XHYP-FM
- El Limón–Ciudad Mante, Tamaulipas; Mexico;
- Frequency: 93.9 MHz
- Branding: La Chabela 93.9

Programming
- Format: Regional Mexican

Ownership
- Owner: Organizacion Radiofónica Tamaulipeca; (Radiodifusora del Sur, S.A. de C.V.);
- Sister stations: XHECM-FM, XHRLM-FM, XHXO-FM, XHEMY-FM

History
- First air date: November 26, 1969 (concession)

Technical information
- Licensing authority: CRT
- Class: B1
- ERP: 25 kW
- HAAT: 22.96 m
- Transmitter coordinates: 22°50′00″N 99°00′00″W﻿ / ﻿22.83333°N 99.00000°W

Links
- Website: ort.com.mx/la-chabela-93-9-fm

= XHYP-FM =

Radio station in Ciudad Mante, Tamaulipas

XHYP-FM is a radio station in Ciudad Mante, Tamaulipas.
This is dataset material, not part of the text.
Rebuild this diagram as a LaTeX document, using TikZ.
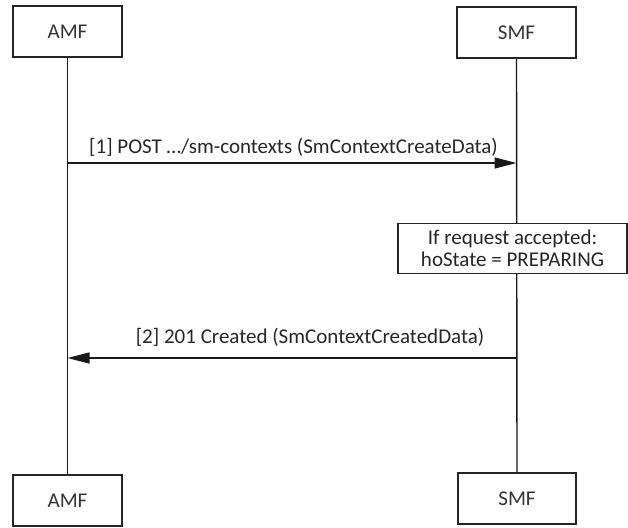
\documentclass[tikz,border=0pt]{standalone}
\usepackage{fontspec}
\setmainfont{Carlito}
\usetikzlibrary{arrows.meta}
\begin{document}
\begin{tikzpicture}[x=1pt,y=-1pt,
  ent/.style={draw=black!85,line width=1.3pt,minimum width=109pt,minimum height=51pt,inner sep=0pt,font=\fontsize{21}{24}\selectfont,text=black!80},
  life/.style={draw=black!90,line width=1.4pt},
  msg/.style={draw=black!90,line width=1.4pt,-{Triangle[length=22pt,width=11pt]}},
  lbl/.style={font=\fontsize{21}{24}\selectfont,text=black!85,inner sep=0pt},
  note/.style={draw=black!85,line width=1.3pt,fill=white,minimum width=229pt,minimum height=50pt,inner sep=0pt,align=center,font=\fontsize{21}{21.5}\selectfont,text=black!85}]
\useasboundingbox (0,0) rectangle (628,527);
\node[ent] (amfT) at (67.5,31.5) {AMF};
\node[ent,minimum width=119pt] (smfT) at (516.5,32.5) {SMF};
\node[ent] (amfB) at (67.5,500.5) {AMF};
\node[ent,minimum width=118pt] (smfB) at (517,498.5) {SMF};
\draw[life] (amfT.south) -- (amfB.north);
\draw[life] (smfT.south) -- (smfB.north);
\node[note] (nt) at (512.5,248.5) {If request accepted:\\hoState = PREPARING};
\coordinate (a1) at (amfT.south |- 0,163);
\coordinate (s1) at (smfT.south |- 0,163);
\draw[msg] (a1) -- (s1);
\node[lbl] (l1) at (293.5,147) {[1] POST …/sm-contexts (SmContextCreateData)};
\coordinate (a2) at (amfT.south |- 0,358);
\coordinate (s2) at (smfT.south |- 0,358);
\draw[msg] (s2) -- (a2);
\node[lbl] (l2) at (310,337) {[2] 201 Created (SmContextCreatedData)};
\end{tikzpicture}
\end{document}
It broadcasts on 93.9 FM from a transmitter in the neighboring municipality of El Limón and carries a Regional Mexican format known as La Chabela 93.9.

==History==
XEYP-AM 1520 was awarded to Enrique Cárdenas González in 1964 and received its concession five years later. It was cleared to migrate to FM in December 2011.

In January 2017, XHYP flipped from Imagen Radio to Di 93.9, an English-language classic hits format. The branding and format were changed again in July 2020 adopted name La Chabela with classic and modern Regional Mexican.